The sure sign of any really well-written story is that it is consistent and cohesive. Those who write crap novels and movie scripts and video game stories, etc., are those who don't pay attention to details and don't try to make everything work well together. The more cohesive and consistent the story is, the more real it feels and the more people can connect with it.
Boy, do we disagree about this!
Audiences connect with characters, not the internal consistency of the setting. The depth of motivations, desires and decisions make a story real. Focusing on the world-building is missing the point. The end of Titanic is about the sacrifice Jack makes for Rose, not the physics of the buoyancy of wooden panels.
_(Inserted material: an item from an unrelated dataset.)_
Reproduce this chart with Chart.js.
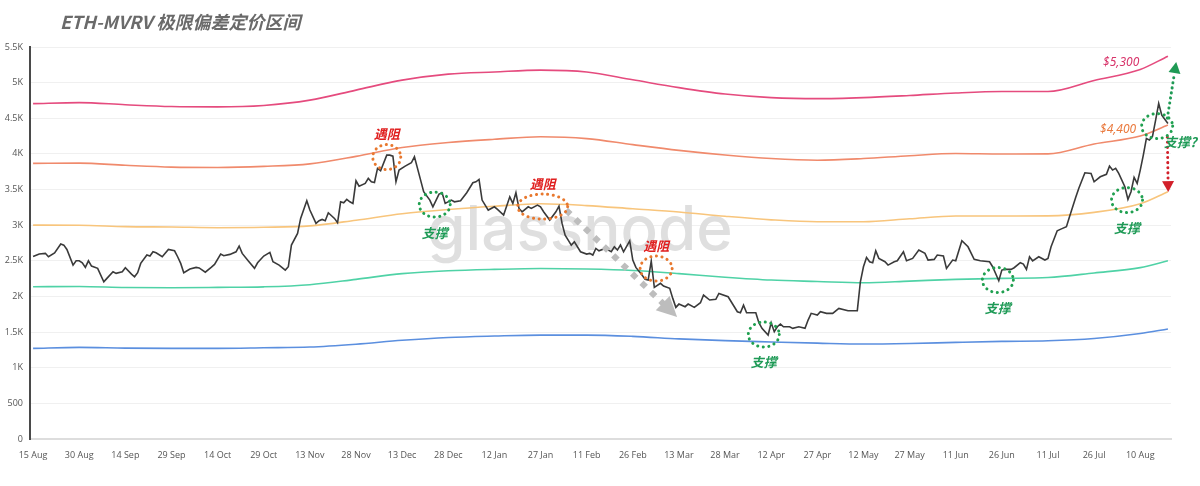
<!DOCTYPE html>
<html lang="zh">
<head>
  <meta charset="UTF-8">
  <title>ETH-MVRV 极限偏差定价区间</title>
  <script src="https://cdn.jsdelivr.net/npm/chart.js@4.4.1/dist/chart.umd.min.js"></script>
  <style>
    body { margin: 0; background: #fff; }
    canvas { display: block; }
  </style>
</head>
<body>
  <canvas id="mvrvChart" width="1200" height="486"></canvas>

  <script>
    // x axis = days since 15 Aug 2024, one tick every 15 days
    const xTickLabels = ['15 Aug', '30 Aug', '14 Sep', '29 Sep', '14 Oct', '29 Oct', '13 Nov', '28 Nov', '13 Dec',
      '28 Dec', '12 Jan', '27 Jan', '11 Feb', '26 Feb', '13 Mar', '28 Mar', '12 Apr', '27 Apr', '12 May',
      '27 May', '11 Jun', '26 Jun', '11 Jul', '26 Jul', '10 Aug'];

    // ETH price
    const priceDays = [
      0, 2, 4, 5, 7, 9, 10, 11, 13, 14,
      15, 16, 17, 18, 19, 21, 23, 24, 26, 27,
      29, 30, 32, 33, 34, 35, 37, 38, 39, 40,
      42, 44, 46, 47, 48, 49, 51, 53, 54, 56,
      58, 59, 61, 62, 64, 66, 67, 68, 70, 72,
      73, 75, 77, 78, 80, 82, 83, 84, 86, 87,
      89, 90, 92, 93, 94, 95, 96, 98, 99, 100,
      101, 102, 103, 104, 105, 106, 108, 109, 110, 111,
      112, 113, 115, 116, 117, 118, 119, 121, 123, 124,
      125, 127, 129, 130, 132, 133, 134, 136, 137, 139,
      141, 143, 144, 145, 146, 148, 150, 151, 153, 155,
      156, 157, 158, 159, 161, 162, 164, 165, 166, 168,
      170, 171, 172, 173, 174, 175, 176, 178, 180, 181,
      182, 183, 184, 186, 188, 189, 190, 191, 192, 194,
      195, 196, 198, 199, 200, 201, 202, 204, 205, 207,
      208, 209, 210, 212, 213, 215, 217, 218, 220, 222,
      223, 226, 228, 229, 230, 231, 232, 235, 236, 237,
      239, 240, 241, 242, 243, 244, 246, 247, 249, 251,
      252, 253, 255, 256, 258, 260, 262, 265, 267, 268,
      269, 270, 271, 272, 273, 274, 275, 277, 278, 280,
      281, 283, 284, 286, 288, 290, 291, 293, 294, 296,
      297, 299, 300, 302, 304, 306, 308, 311, 312, 314,
      315, 316, 318, 319, 321, 322, 323, 324, 325, 327,
      329, 330, 331, 333, 334, 336, 337, 339, 340, 342,
      344, 345, 347, 349, 350, 351, 352, 353, 355, 356,
      357, 358, 359, 360, 361, 362, 363, 364, 365, 366,
      367, 369
    ];
    const priceValues = [
      2560, 2595, 2605, 2557, 2610, 2735, 2720, 2660, 2440, 2500,
      2500, 2473, 2408, 2500, 2426, 2394, 2206, 2254, 2347, 2324,
      2347, 2403, 2314, 2276, 2333, 2464, 2581, 2567, 2627, 2613,
      2557, 2660, 2641, 2557, 2464, 2333, 2384, 2408, 2400, 2340,
      2412, 2450, 2595, 2571, 2590, 2627, 2707, 2604, 2497, 2394,
      2473, 2567, 2618, 2487, 2440, 2370, 2417, 2721, 2885, 3095,
      3342, 3212, 3025, 3062, 3081, 3062, 3174, 3095, 3034, 3328,
      3314, 3361, 3328, 3305, 3623, 3548, 3586, 3656, 3610, 3600,
      3797, 3763, 3983, 3983, 3969, 3609, 3773, 3829, 3876, 3960,
      3797, 3469, 3352, 3258, 3436, 3455, 3305, 3352, 3328, 3342,
      3455, 3595, 3609, 3642, 3352, 3212, 3258, 3221, 3142, 3398,
      3305, 3455, 3235, 3188, 3258, 3235, 3282, 3258, 3188, 3072,
      3188, 3268, 3025, 2861, 2791, 2721, 2767, 2627, 2595, 2604,
      2581, 2674, 2641, 2674, 2627, 2697, 2651, 2721, 2627, 2781,
      2511, 2408, 2300, 2240, 2230, 2497, 2128, 2184, 2146, 2114,
      1973, 1847, 1893, 1856, 1893, 1847, 1912, 2020, 1950, 1960,
      2043, 1996, 1856, 1786, 1772, 1879, 1772, 1772, 1631, 1552,
      1459, 1631, 1505, 1575, 1613, 1575, 1575, 1552, 1575, 1552,
      1669, 1763, 1739, 1786, 1763, 1763, 1833, 1800, 1800, 1800,
      2206, 2417, 2548, 2487, 2473, 2641, 2534, 2487, 2440, 2487,
      2500, 2627, 2500, 2534, 2651, 2604, 2511, 2520, 2581, 2567,
      2394, 2511, 2500, 2781, 2697, 2520, 2500, 2487, 2417, 2220,
      2370, 2380, 2380, 2403, 2473, 2454, 2380, 2557, 2500, 2557,
      2511, 2534, 2697, 2921, 2941, 2978, 3118, 3390, 3516, 3735,
      3726, 3609, 3679, 3713, 3829, 3773, 3797, 3726, 3539, 3362,
      3469, 3670, 3586, 3773, 3983, 4217, 4194, 4250, 4474, 4708,
      4544, 4428
    ];

    // MVRV pricing bands, sampled every 15 days
    const bandDays = [0, 15, 30, 45, 60, 75, 90, 105, 120, 135, 150, 165, 180, 195, 210, 225, 240, 255, 270, 285, 300, 315, 330, 345, 360, 369];
    const bandTop    = [4705, 4720, 4690, 4665, 4660, 4680, 4755, 4895, 5035, 5120, 5150, 5175, 5150, 5040, 4930, 4840, 4790, 4775, 4790, 4820, 4855, 4875, 4875, 5030, 5185, 5370];
    const bandHigh   = [3867, 3870, 3840, 3815, 3810, 3825, 3860, 3965, 4090, 4160, 4205, 4240, 4215, 4130, 4050, 3985, 3935, 3912, 3935, 3975, 4005, 3998, 4000, 4140, 4250, 4404];
    const bandMid    = [3001, 3000, 2980, 2975, 2965, 2970, 2990, 3070, 3160, 3220, 3265, 3300, 3275, 3230, 3185, 3125, 3075, 3048, 3048, 3090, 3128, 3128, 3130, 3180, 3300, 3469];
    const bandLow    = [2136, 2140, 2125, 2122, 2127, 2135, 2165, 2240, 2320, 2360, 2380, 2392, 2385, 2365, 2320, 2270, 2230, 2210, 2192, 2215, 2240, 2254, 2265, 2330, 2405, 2500];
    const bandBottom = [1272, 1285, 1275, 1272, 1272, 1280, 1290, 1330, 1385, 1425, 1445, 1458, 1458, 1440, 1405, 1380, 1362, 1345, 1332, 1340, 1356, 1370, 1378, 1410, 1480, 1543];

    // hand-drawn notes, placed in data units (day, price)
    const resistNotes  = [{ day: 115, value: 3955, rx: 14 }, { day: 165.7, value: 3261, rx: 25 }, { day: 202.6, value: 2391, rx: 16 }];
    const supportNotes = [{ day: 130.6, value: 3289, text: '支撑' }, { day: 237.6, value: 1466, text: '支撑' },
      { day: 313.7, value: 2230, text: '支撑' }, { day: 355.7, value: 3352, text: '支撑' }, { day: 365.5, value: 4390, text: '' }];
    const priceTags = [{ day: 353.8, value: 5288, text: '$5,300', color: '#d8346a' }, { day: 352.8, value: 4348, text: '$4,400', color: '#ea7a3e' }];
    const questionNote = { day: 373, value: 4165, text: '支撑?' };
    const arrows = [
      { from: [174, 3184], to: [209.4, 1711], kind: 'grey' },
      { from: [368.8, 4502], to: [371.7, 5288], kind: 'green' },
      { from: [368.8, 4236], to: [369.1, 3464], kind: 'red' }
    ];

    const toXY = (days, values) => days.map((d, i) => ({ x: d, y: values[i] }));

    function bandSet(values, color) {
      return {
        data: toXY(bandDays, values),
        borderColor: color,
        borderWidth: 1.6,
        pointRadius: 0,
        cubicInterpolationMode: 'monotone'
      };
    }

    function dottedEllipse(ctx, x, y, rx, ry, color) {
      ctx.save();
      ctx.strokeStyle = color;
      ctx.lineWidth = 3;
      ctx.lineCap = 'round';
      ctx.setLineDash([0.1, 5.5]);
      ctx.beginPath();
      ctx.ellipse(x, y, rx, ry, 0, 0, Math.PI * 2);
      ctx.stroke();
      ctx.restore();
    }

    function dottedArrow(ctx, x1, y1, x2, y2, style) {
      const ang = Math.atan2(y2 - y1, x2 - x1);
      const bx = x2 - Math.cos(ang) * style.head;
      const by = y2 - Math.sin(ang) * style.head;
      ctx.save();
      ctx.strokeStyle = style.color;
      ctx.fillStyle = style.color;
      ctx.lineWidth = style.width;
      ctx.lineCap = style.cap;
      ctx.setLineDash(style.dash);
      ctx.beginPath();
      ctx.moveTo(x1, y1);
      ctx.lineTo(bx, by);
      ctx.stroke();
      ctx.setLineDash([]);
      ctx.beginPath();
      ctx.moveTo(x2, y2);
      ctx.lineTo(bx + Math.sin(ang) * style.half, by - Math.cos(ang) * style.half);
      ctx.lineTo(bx - Math.sin(ang) * style.half, by + Math.cos(ang) * style.half);
      ctx.closePath();
      ctx.fill();
      ctx.restore();
    }

    const arrowStyles = {
      grey:  { color: '#bdbdbd', width: 6, cap: 'square', dash: [0.1, 13], head: 20, half: 10 },
      green: { color: '#1f9a55', width: 3, cap: 'round', dash: [0.1, 5], head: 11, half: 6 },
      red:   { color: '#d2202a', width: 3, cap: 'round', dash: [0.1, 5], head: 11, half: 6 }
    };

    const overlay = {
      id: 'overlay',
      beforeDatasetsDraw(chart) {
        const { ctx, chartArea } = chart;
        ctx.save();
        // watermark
        ctx.font = '500 62px Inter';
        ctx.fillStyle = '#dfdfdf';
        ctx.textAlign = 'center';
        ctx.textBaseline = 'middle';
        ctx.fillText('glassnode', chartArea.left + chartArea.width * 0.482, chartArea.top + chartArea.height * 0.47);
        // title
        ctx.font = 'italic bold 18px "Noto Sans CJK SC"';
        ctx.fillStyle = '#6a6a6a';
        ctx.textAlign = 'left';
        ctx.textBaseline = 'alphabetic';
        ctx.fillText('ETH-MVRV 极限偏差定价区间', 60, 29);
        ctx.restore();
      },
      afterDatasetsDraw(chart) {
        const { ctx } = chart;
        const sx = chart.scales.x, sy = chart.scales.y;
        const px = d => sx.getPixelForValue(d);
        const py = v => sy.getPixelForValue(v);

        arrows.forEach(a => dottedArrow(ctx, px(a.from[0]), py(a.from[1]), px(a.to[0]), py(a.to[1]), arrowStyles[a.kind]));

        ctx.save();
        ctx.textAlign = 'center';
        ctx.textBaseline = 'middle';
        ctx.font = 'italic bold 13px "Noto Sans CJK SC"';

        resistNotes.forEach(n => {
          dottedEllipse(ctx, px(n.day), py(n.value), n.rx, 12.5, '#e8782e');
          ctx.fillStyle = '#e02020';
          ctx.fillText('遇阻', px(n.day), py(n.value) - 23);
        });
        supportNotes.forEach(n => {
          dottedEllipse(ctx, px(n.day), py(n.value), 15.5, 12.5, '#20a050');
          ctx.fillStyle = '#1e9a56';
          if (n.text) ctx.fillText(n.text, px(n.day), py(n.value) + 28);
        });
        ctx.fillStyle = '#1e9a56';
        ctx.fillText(questionNote.text, px(questionNote.day), py(questionNote.value));

        ctx.font = 'italic 12px "Noto Sans"';
        priceTags.forEach(t => {
          ctx.fillStyle = t.color;
          ctx.fillText(t.text, px(t.day), py(t.value));
        });
        ctx.restore();
      }
    };

    const tickFont = { family: 'Open Sans', size: 9 };

    const mvrvChart = new Chart(document.getElementById('mvrvChart'), {
      type: 'line',
      data: {
        datasets: [
          {
            data: toXY(priceDays, priceValues),
            borderColor: '#3a3a3a',
            borderWidth: 1.6,
            pointRadius: 0,
            tension: 0
          },
          bandSet(bandTop, '#e54b7e'),
          bandSet(bandHigh, '#f08a6c'),
          bandSet(bandMid, '#f8c57c'),
          bandSet(bandLow, '#4fd2a6'),
          bandSet(bandBottom, '#5b8fdf')
        ]
      },
      options: {
        responsive: false,
        animation: false,
        layout: { padding: { top: 47, right: 29, left: 0, bottom: 0 } },
        plugins: {
          legend: { display: false },
          tooltip: { enabled: false }
        },
        scales: {
          x: {
            type: 'linear',
            min: -1,
            max: 370,
            afterBuildTicks: axis => { axis.ticks = xTickLabels.map((_, i) => ({ value: i * 15 })); },
            afterFit: axis => { axis.height = 47; },
            grid: { display: false },
            border: { color: '#dddddd', width: 2 },
            ticks: {
              autoSkip: false,
              maxRotation: 0,
              padding: 3,
              color: '#555',
              font: tickFont,
              callback: (value, index) => xTickLabels[index]
            }
          },
          y: {
            min: 0,
            max: 5500,
            afterFit: axis => { axis.width = 30; },
            grid: { color: '#f0f0f0', drawTicks: false },
            border: { color: '#4a4a4a', width: 2 },
            ticks: {
              stepSize: 500,
              padding: 7,
              color: '#555',
              font: tickFont,
              callback: v => v >= 1000 ? (v / 1000) + 'K' : v
            }
          }
        }
      },
      plugins: [overlay]
    });
  </script>
</body>
</html>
There are plenty of great stories whose setting makes zero sense. Harry Potter has a great evil one kept secret from muggles, even though there are billions of us and we have drones. Batman would be found out in zero seconds if anyone cared to investigate. The story of Hamlet happens because he sees a ghost in a setting where ghosts don't exist. The Little Prince is all about the absurdity of the world. Waiting for Godot happens nowhere in particular. But the characters! The characters are so great they feel tangible. The audience identifies with the characters even if the backround details are a little fuzzy.
I'd argue those who write crap stories don't pay attention to their characters. There have been a bunch of movies lately that were made to set up multi-picture franchises. They
stunk. Why? Because they wanted to build a world first and tell a story about interesting characters second. But stories are nothing without characters. They drive the story with their flaws, desires, actions - in a word : their humanity. Remember that act breaks are defined by character actions - the very structure of stories is built around what characters do.
Interesting characters are the mark of a good story. I was so surprised that you thought otherwise, GM4Him, that I read some of your fan fiction. I have notes, if you want to hear them.